Folha de S. Paulo
Em vez de horror da Tchetchênia, guerra
pode ser mais arrastada e daninha para o mundo
A gente lê e ouve dizer que os
militares russos podem fazer com Kiev o que fizeram em Grozni, na
Primeira Guerra
da Tchetchênia (1994-96). Os russos quase cercaram e passaram a bombardear
a capital da Ucrânia e outras cidades a fim de impor uma rendição.
Pode ser. Mas Grozni é outra história. Se
Vladimir Putin fizer na Ucrânia o que Boris Ieltsin fez na Tchetchênia, terá
perdido a guerra de vez.
Ainda assim, Kiev logo ficará sem combustível, talvez sem eletricidade, água, celular, internet e terá pouca comida, como ora a cidade portuária de Mariupol. O povo vai lutar nas ruas ou, no caso extremo e tchetcheno, entre escombros? A resposta importa além da preocupação humanitária ou da curiosidade mórbida.
Duração e tipo de conflito vão
dizer algo sobre a crise econômica na Rússia e
no resto do mundo. A situação é alarmante. Como se viu, a gente já
discute se
pode faltar fertilizante para as lavouras que sustentam o Brasil e
também suas exportações. Já temos garantido um
pouco mais de inflação de comida e combustíveis.

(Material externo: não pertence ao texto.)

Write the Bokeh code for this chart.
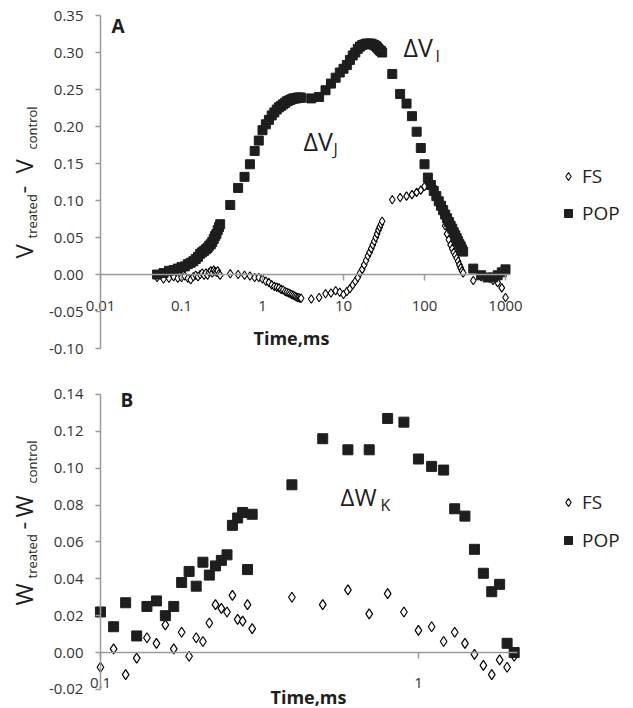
from bokeh.plotting import figure
from bokeh.models import Range1d, FixedTicker, NumeralTickFormatter, Label
from bokeh.layouts import column
from bokeh.embed import file_html
from bokeh.resources import INLINE
from bokeh.core.properties import value

FONT = "Open Sans"
AXIS_GRAY = "#9a9a9a"
TICK_TEXT = "#333333"
INK = "#1e1e1e"

# ---------------- Panel A data (time in ms, delta V) ----------------
T_A = [0.05, 0.06, 0.07, 0.08, 0.09, 0.10, 0.11, 0.12, 0.13, 0.14, 0.15, 0.16, 0.17,
       0.18, 0.19, 0.20, 0.21, 0.22, 0.23, 0.24, 0.25, 0.26, 0.27, 0.28, 0.29, 0.30,
       0.4, 0.5, 0.6, 0.7, 0.8, 0.9, 1.0, 1.1, 1.2, 1.3, 1.4, 1.5, 1.6, 1.7, 1.8, 1.9,
       2.0, 2.1, 2.2, 2.3, 2.4, 2.5, 2.6, 2.7, 2.8, 2.9, 3.0,
       4, 5, 6, 7, 8, 9, 10, 11, 12, 13, 14, 15, 16, 17, 18, 19, 20, 21, 22, 23, 24,
       25, 26, 27, 28, 29, 30,
       40, 50, 60, 70, 80, 90, 100, 110, 120, 130, 140, 150, 160, 170, 180, 190, 200,
       210, 220, 230, 240, 250, 260, 270, 280, 290, 300,
       400, 500, 600, 700, 800, 900, 1000]

POP_A = [0.000, 0.002, 0.005, 0.006, 0.008, 0.010, 0.011, 0.014, 0.016, 0.018, 0.021,
         0.024, 0.028, 0.030, 0.032, 0.034, 0.036, 0.039, 0.041, 0.044, 0.048, 0.052,
         0.055, 0.060, 0.064, 0.068,
         0.094, 0.117, 0.132, 0.149, 0.167, 0.181, 0.195, 0.203, 0.209, 0.215, 0.219,
         0.223, 0.226, 0.228, 0.230, 0.232, 0.234, 0.235, 0.236, 0.237, 0.238, 0.238,
         0.238, 0.239, 0.239, 0.239, 0.239,
         0.238, 0.240, 0.249, 0.258, 0.266, 0.273, 0.278, 0.283, 0.290, 0.296, 0.300,
         0.305, 0.308, 0.310, 0.311, 0.312, 0.312, 0.312, 0.312, 0.311, 0.310, 0.309,
         0.307, 0.305, 0.303, 0.302, 0.300,
         0.271, 0.244, 0.231, 0.214, 0.193, 0.171, 0.149, 0.131, 0.121, 0.113, 0.106,
         0.099, 0.093, 0.087, 0.081, 0.076, 0.071, 0.066, 0.062, 0.057, 0.053, 0.049,
         0.045, 0.041, 0.038, 0.034, 0.031,
         0.008, -0.001, -0.004, -0.004, -0.001, 0.003, 0.007]

FS_A = [-0.004, -0.006, -0.005, -0.003, -0.005, -0.004, -0.002, -0.005, -0.007, -0.003,
        -0.001, -0.003, 0.000, 0.002, -0.001, 0.002, -0.001, 0.003, 0.005, 0.002, 0.006,
        0.004, 0.003, 0.005, 0.001, -0.001,
        0.001, 0.000, -0.001, -0.002, -0.004, -0.004, -0.006, -0.009, -0.011, -0.014,
        -0.016, -0.017, -0.018, -0.020, -0.021, -0.023, -0.024, -0.025, -0.026, -0.027,
        -0.028, -0.029, -0.030, -0.031, -0.031, -0.032, -0.032,
        -0.033, -0.031, -0.026, -0.025, -0.022, -0.024, -0.027, -0.023, -0.019, -0.014,
        -0.009, -0.004, 0.002, 0.007, 0.013, 0.019, 0.025, 0.030, 0.035, 0.040, 0.045,
        0.050, 0.055, 0.060, 0.064, 0.068, 0.072,
        0.101, 0.104, 0.106, 0.108, 0.111, 0.114, 0.119, 0.124, 0.125, 0.119, 0.110,
        0.100, 0.090, 0.080, 0.066, 0.055, 0.047, 0.040, 0.035, 0.030, 0.026, 0.022,
        0.018, 0.013, 0.009, 0.005, 0.002,
        -0.008, -0.003, -0.004, -0.008, -0.011, -0.018, -0.031]

A_YTICKS = [-0.10, -0.05, 0.00, 0.05, 0.10, 0.15, 0.20, 0.25, 0.30, 0.35]
A_XTICKS = [0.01, 0.1, 1, 10, 100, 1000]
A_XTICK_LABELS = ["0.01", "0.1", "1", "10", "100", "1000"]

# ---------------- Panel B data (time in ms, delta W) ----------------
T_B = [0.10, 0.11, 0.12, 0.13, 0.14, 0.15, 0.16, 0.17, 0.18, 0.19, 0.20, 0.21, 0.22,
       0.23, 0.24, 0.25, 0.26, 0.27, 0.28, 0.29, 0.30,
       0.4, 0.5, 0.6, 0.7, 0.8, 0.9, 1.0, 1.1, 1.2, 1.3, 1.4, 1.5, 1.6, 1.7, 1.8, 1.9, 2.0]

POP_B = [0.022, 0.014, 0.027, 0.009, 0.025, 0.028, 0.020, 0.025, 0.038, 0.044, 0.036,
         0.049, 0.042, 0.047, 0.050, 0.053, 0.069, 0.073, 0.076, 0.045, 0.075,
         0.091, 0.116, 0.110, 0.110, 0.127, 0.125, 0.105, 0.101, 0.099, 0.078, 0.074,
         0.056, 0.043, 0.033, 0.037, 0.005, 0.000]

FS_B = [-0.008, 0.002, -0.012, -0.003, 0.008, 0.005, 0.015, 0.002, 0.011, -0.002, 0.008,
        0.006, 0.016, 0.026, 0.024, 0.022, 0.031, 0.018, 0.017, 0.026, 0.013,
        0.030, 0.026, 0.034, 0.021, 0.032, 0.022, 0.012, 0.014, 0.006, 0.011, 0.005,
        -0.001, -0.007, -0.012, -0.004, -0.008, -0.002]

B_YTICKS = [-0.02, 0.00, 0.02, 0.04, 0.06, 0.08, 0.10, 0.12, 0.14]
B_XTICKS = [0.1, 1]
B_XTICK_LABELS = ["0.1", "1"]

SERIES_NAMES = ["FS", "POP"]


def lab(p, text, x, y, size, bold=False, angle=0, color=INK):
    p.add_layout(Label(x=x, y=y, x_units="screen", y_units="screen", text=text,
                       text_font=FONT, text_font_size=size,
                       text_font_style="bold" if bold else "normal",
                       text_color=color, angle=angle, angle_units="deg",
                       text_align="left", text_baseline="alphabetic"))


def style(p, xticks, xlabels, xbounds, yticks, ybounds, yfix, label_off):
    p.xgrid.visible = False
    p.ygrid.visible = False
    p.outline_line_color = None
    xa = p.xaxis[0]
    xa.fixed_location = 0
    xa.bounds = xbounds
    xa.ticker = FixedTicker(ticks=xticks, minor_ticks=[])
    xa.major_label_text_font_size = "1px"
    xa.major_label_text_alpha = 0
    xa.major_label_standoff = 0
    xa.axis_line_color = AXIS_GRAY
    xa.axis_line_width = 1.5
    xa.major_tick_line_color = AXIS_GRAY
    xa.major_tick_line_width = 1.5
    xa.major_tick_out = 6
    xa.major_tick_in = 0
    xa.minor_tick_line_color = None
    ya = p.yaxis[0]
    ya.fixed_location = yfix
    ya.bounds = ybounds
    ya.ticker = FixedTicker(ticks=yticks, minor_ticks=[])
    ya.formatter = NumeralTickFormatter(format="0.00")
    ya.axis_line_color = AXIS_GRAY
    ya.axis_line_width = 1.5
    ya.major_tick_line_color = AXIS_GRAY
    ya.major_tick_line_width = 1.5
    ya.major_tick_out = 5
    ya.major_tick_in = 0
    ya.minor_tick_line_color = None
    ya.major_label_text_font = FONT
    ya.major_label_text_font_size = "15px"
    ya.major_label_text_color = TICK_TEXT
    ya.major_label_standoff = 12
    p.text(x=xticks, y=[0] * len(xticks), text=xlabels, y_offset=label_off,
           text_align="center", text_baseline="middle", text_font=value(FONT),
           text_font_size="15px", text_color=TICK_TEXT)


def frame_only(p):
    p.min_border_left = 0
    p.min_border_right = 0
    p.min_border_top = 0
    p.min_border_bottom = 0


# ---------------- Figure A ----------------
pA = figure(x_axis_type="log", x_range=Range1d(0.000583, 38020),
            y_range=Range1d(-0.1405, 0.3703), frame_width=633, frame_height=378,
            output_backend="svg", toolbar_location=None)
frame_only(pA)
style(pA, A_XTICKS, A_XTICK_LABELS, (0.01, 1150), A_YTICKS, (-0.10, 0.35), 0.01, 31)
pA.scatter(T_A, FS_A, marker="diamond", size=8.5, fill_color="white",
           line_color="black", line_width=1.1, legend_label=SERIES_NAMES[0])
pA.scatter(T_A, POP_A, marker="square", size=9, fill_color=INK,
           line_color=INK, legend_label=SERIES_NAMES[1])

lab(pA, "A", 111, 353, "19px", bold=True)
lab(pA, "ΔV", 403, 332, "25px")
lab(pA, "I", 435, 323, "16px")
lab(pA, "ΔV", 303, 238, "25px")
lab(pA, "J", 333, 230, "16px")
lab(pA, "Time,ms", 253, 41, "18px", bold=True)
lab(pA, "V", 23, 120, "24px", angle=90)
lab(pA, "treated", 31, 140, "13px", angle=90)
lab(pA, "-", 23, 185, "24px", angle=90)
lab(pA, "V", 23, 205, "24px", angle=90)
lab(pA, "control", 31, 229, "13px", angle=90)

# ---------------- Figure B ----------------
pB = figure(x_axis_type="log", x_range=Range1d(0.04849, 4.745),
            y_range=Range1d(-0.03037, 0.14868), frame_width=633, frame_height=330,
            output_backend="svg", toolbar_location=None)
frame_only(pB)
style(pB, B_XTICKS, B_XTICK_LABELS, (0.1, 2.05), B_YTICKS, (-0.02, 0.14), 0.1, 30)
pB.scatter(T_B, FS_B, marker="diamond", size=10, fill_color="white",
           line_color="black", line_width=1.2, legend_label=SERIES_NAMES[0])
pB.scatter(T_B, POP_B, marker="square", size=10, fill_color=INK,
           line_color=INK, legend_label=SERIES_NAMES[1])

lab(pB, "B", 120, 309, "19px", bold=True)
lab(pB, "ΔW", 340, 212, "24px")
lab(pB, "K", 380, 204, "16px")
lab(pB, "Time,ms", 270, 12, "18px", bold=True)
lab(pB, "W", 23, 103, "24px", angle=90)
lab(pB, "treated", 31, 130, "13px", angle=90)
lab(pB, "-", 23, 179, "24px", angle=90)
lab(pB, "W", 23, 191, "24px", angle=90)
lab(pB, "control", 31, 225, "13px", angle=90)

for p, loc, sp in ((pA, (558, 152), 11), (pB, (558, 155), 12)):
    lg = p.legend[0]
    lg.location = loc
    lg.border_line_color = None
    lg.background_fill_alpha = 0
    lg.padding = 0
    lg.margin = 0
    lg.spacing = sp
    lg.glyph_width = 20
    lg.glyph_height = 20
    lg.label_height = 20
    lg.label_standoff = 4
    lg.label_text_font = FONT
    lg.label_text_font_size = "19px"
    lg.label_text_color = INK
    lg.label_text_baseline = "middle"

layout = column(pA, pB, spacing=0)
open("out.html", "w").write(file_html(layout, INLINE))
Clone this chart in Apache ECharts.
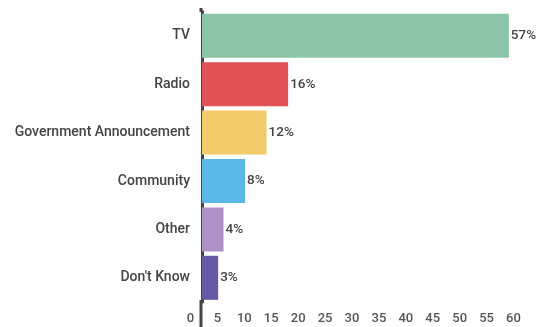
<!DOCTYPE html>
<html><head><meta charset="utf-8">
<script src="https://cdn.jsdelivr.net/npm/echarts@6/dist/echarts.min.js"></script>
<style>html,body{margin:0;padding:0;background:#fff}#c{width:539px;height:327px}</style>
</head><body><div id="c"></div>
<script>
const categories = ['TV', 'Radio', 'Government Announcement', 'Community', 'Other', "Don't Know"];
const values = [57, 16, 12, 8, 4, 3];
const colors = ['#8cc4a7', '#e05256', '#f2cc6b', '#5db7e6', '#ae92c6', '#6558a5'];
const xTicks = [0, 5, 10, 15, 20, 25, 30, 35, 40, 45, 50, 55, 60];

const chart = echarts.init(document.getElementById('c'), null, {renderer: 'canvas'});
chart.setOption({
  animation: false,
  textStyle: {fontFamily: 'Roboto'},
  grid: {left: 202, right: 14, top: 11.6, bottom: 25, containLabel: false},
  xAxis: {
    type: 'value', min: xTicks[0], max: xTicks[xTicks.length - 1], interval: 5,
    axisLine: {show: false}, axisTick: {show: false}, splitLine: {show: false},
    axisLabel: {color: '#555', fontSize: 13, fontWeight: 500, margin: 10, padding: [0, 23, 0, 0]}
  },
  yAxis: {
    type: 'category', data: categories, inverse: true,
    axisLine: {show: true, lineStyle: {color: '#444', width: 3}},
    axisTick: {show: false},
    axisLabel: {color: '#444', fontSize: 14, fontWeight: 500, margin: 12}
  },
  series: [{
    type: 'bar', barCategoryGap: '9%',
    data: values.map((v, i) => ({value: v, itemStyle: {color: colors[i]}})),
    label: {show: true, position: 'right', distance: 2, formatter: '{c}%', color: '#444', fontSize: 13.5, fontWeight: 500}
  }],
  graphic: [
    {type: 'rect', left: 199.5, top: 8, shape: {width: 3, height: 4}, style: {fill: '#444'}, silent: true},
    {type: 'rect', left: 199.5, top: 300, shape: {width: 3, height: 27}, style: {fill: '#444'}, silent: true}
  ]
});
</script></body></html>
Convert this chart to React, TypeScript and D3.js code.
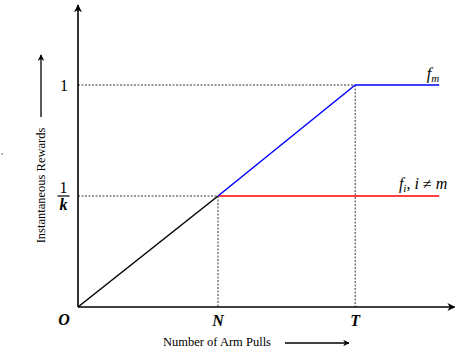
import * as d3 from "d3";

// x positions in "pulls" units, y in reward units
const xN = 50;
const xT = 99;
const xEnd = 129;
const xAxisEnd = 134.5;
const yInvK = 0.5;
const yOne = 1;
const yAxisEnd = 1.36;

const blackSeries: [number, number][] = [
  [0, 0],
  [xN, yInvK],
];
const blueSeries: [number, number][] = [
  [xN, yInvK],
  [xT, yOne],
  [xEnd, yOne],
];
const redSeries: [number, number][] = [
  [xN, yInvK],
  [xEnd, yInvK],
];

const math = "'Liberation Serif', 'DejaVu Serif', serif";

export default function App() {
  const width = 464;
  const height = 348;
  const x = d3.scaleLinear().domain([0, 100]).range([78, 358]);
  const y = d3.scaleLinear().domain([0, 1]).range([307, 85]);
  const line = d3
    .line<[number, number]>()
    .x((d) => x(d[0]))
    .y((d) => y(d[1]));

  return (
    <svg
      width={width}
      height={height}
      style={{ position: "absolute", left: 0, top: 0 }}
      fontFamily={math}
    >
      <defs>
        <marker
          id="ah"
          viewBox="0 0 10 10"
          refX="9"
          refY="5"
          markerWidth="5"
          markerHeight="5"
          orient="auto"
        >
          <path d="M0,0 L10,5 L0,10 L3,5 Z" fill="#000" />
        </marker>
      </defs>

      {/* guide lines */}
      <g stroke="#000" strokeWidth={0.8} strokeDasharray="2,1.5" fill="none">
        <line x1={x(0)} x2={x(xT)} y1={y(yOne)} y2={y(yOne)} />
        <line x1={x(0)} x2={x(xN)} y1={y(yInvK)} y2={y(yInvK)} />
        <line x1={x(xN)} x2={x(xN)} y1={y(yInvK)} y2={y(0)} />
        <line x1={x(xT)} x2={x(xT)} y1={y(yOne)} y2={y(0)} />
      </g>

      {/* axes */}
      <g stroke="#000" strokeWidth={1.6}>
        <line x1={x(0)} y1={y(0)} x2={x(xAxisEnd)} y2={y(0)} markerEnd="url(#ah)" />
        <line x1={x(0)} y1={y(0)} x2={x(0)} y2={y(yAxisEnd)} markerEnd="url(#ah)" />
      </g>

      {/* series */}
      <path d={line(blackSeries) ?? ""} stroke="#000" strokeWidth={1.5} fill="none" />
      <path d={line(redSeries) ?? ""} stroke="#ff0000" strokeWidth={1.5} fill="none" />
      <path d={line(blueSeries) ?? ""} stroke="#0000ff" strokeWidth={1.5} fill="none" strokeLinejoin="round" />

      {/* y tick labels */}
      <text x={64} y={y(yOne) + 6} fontSize={16} textAnchor="middle">
        1
      </text>
      <text x={63.5} y={y(yInvK) - 3} fontSize={16} textAnchor="middle">
        1
      </text>
      <line x1={57.5} x2={69.5} y1={y(yInvK)} y2={y(yInvK)} stroke="#000" strokeWidth={1.2} />
      <text x={63.5} y={y(yInvK) + 14} fontSize={16} fontWeight="bold" fontStyle="italic" textAnchor="middle">
        k
      </text>
      <text x={64} y={y(0) + 18} fontSize={16} fontWeight="bold" fontStyle="italic" textAnchor="middle">
        O
      </text>

      {/* x tick labels */}
      <text x={x(xN)} y={y(0) + 19} fontSize={16} fontWeight="bold" fontStyle="italic" textAnchor="middle">
        N
      </text>
      <text x={x(xT)} y={y(0) + 19} fontSize={16} fontWeight="bold" fontStyle="italic" textAnchor="middle">
        T
      </text>

      {/* series labels */}
      <text x={x(xEnd)} y={y(yOne) - 6} fontSize={16} fontStyle="italic" textAnchor="end">
        f<tspan fontSize={11} dy={3}>m</tspan>
      </text>
      <text x={x(xEnd) + 8} y={y(yInvK) - 7} fontSize={16} fontStyle="italic" textAnchor="end">
        f<tspan fontSize={11} dy={3}>i</tspan>
        <tspan dy={-3} fontStyle="normal">, </tspan>i<tspan fontStyle="normal"> ≠ </tspan>m
      </text>

      {/* axis titles */}
      <text
        transform="translate(45,185.5) rotate(-90)"
        fontSize={12.5}
        textAnchor="middle"
      >
        Instantaneous Rewards
      </text>
      <line x1={41} x2={41} y1={117} y2={55} stroke="#000" strokeWidth={1.3} markerEnd="url(#ah)" />
      <text x={217} y={346} fontSize={12.5} textAnchor="middle">
        Number of Arm Pulls
      </text>
      <line x1={285} x2={349} y1={343} y2={343} stroke="#000" strokeWidth={1.3} markerEnd="url(#ah)" />

      <line x1={1.5} x2={3} y1={154} y2={154} stroke="#444" strokeWidth={1} />
    </svg>
  );
}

A invasão de Grozni levou uns quatro meses.
Morreram cerca de 25 mil civis, cerca de 6% da população (mas mesmo as melhores
contagens são disparatadas). A Rússia perdeu pelo menos 5.000 soldados.
A Tchetchênia não era a Ucrânia. Era e é
uma república russa, ainda que sob porrete imperial, com uma população de
"etnia" diferente e 95% muçulmana. O país era tão pobre, na média per
capita, como então a Índia (um terço da renda per capita brasileira. Aliás, a
Ucrânia é um pouco mais pobre do que o Brasil). Quase ninguém no
"Ocidente" ligava para os tchetchenos, tratados como aqueles
subdesenvolvidos esquisitos que sempre morrem muito, como muçulmanos em geral e
sírios, iraquianos, afegãos, líbios, tutsis, sudaneses, etíopes etc.
Os ucranianos são católicos ortodoxos,
"irmãos dos russos", na propaganda putinista, e "louros de olhos
azuis", como se ouviu em tanto relato racista sobre esta guerra. Moram em
uma espécie de estado tampão na porta da Europa central, quintal deste novo e admirável
mundo velho da disputa de zonas de influência. A Rússia tem bala nuclear.
Os relatórios sobre o conflito na
Tchetchênia contam de saques, estupros, tortura, execuções, o pacote habitual
mesmo de guerras louras de olhos azuis recentes na Europa, como no
desmantelamento da Iugoslávia, nos 1990. Os militares russos apanharam. Foram
para a guerra com recrutas mal alimentados, abastecimento precário, equipamento
caindo aos pedaços e generais cretinos no comando. A União Soviética tinha
acabado de ir à breca, a Rússia empobrecera pavorosamente.
A Rússia tem artilharia e aviação para
reduzir a Ucrânia a uma paisagem lunar com ruínas e cadáveres em dias. Apesar
do morticínio já atroz, tem sido "comedida", como diz qualquer
analista militar. Aparentemente, quer tomar Kiev e a segunda maior cidade,
Kharkiv, daí riscar uma linha até o sul, perto da Crimeia, cortando o país pelo
meio, tomando o leste, cercando e aniquilando o que sobra das melhores tropas
ucranianas, além de ocupar o litoral inteiro, diria um resumo rápido de relatórios
de centros de estudos militares e estratégicos.
Em ritmo comedido, isso deve levar semanas
—dez dias já tumultuaram o comércio de petróleo, trigo e milho. Em menos de um
mês, a
população russa vai ver lojas vazias, verificar o quanto empobreceu e
terá noção dos anos de dureza por vir. Mas pode ser um colapso não muito
diferente do Brasil pós-2013. Difícil imaginar que isso possa abalar Putin. Há
mais risco de a desgraça se arrastar do que uma reprise tchetchena: um Vietnã
em cápsula, virado do avesso, com veneno de crise econômica.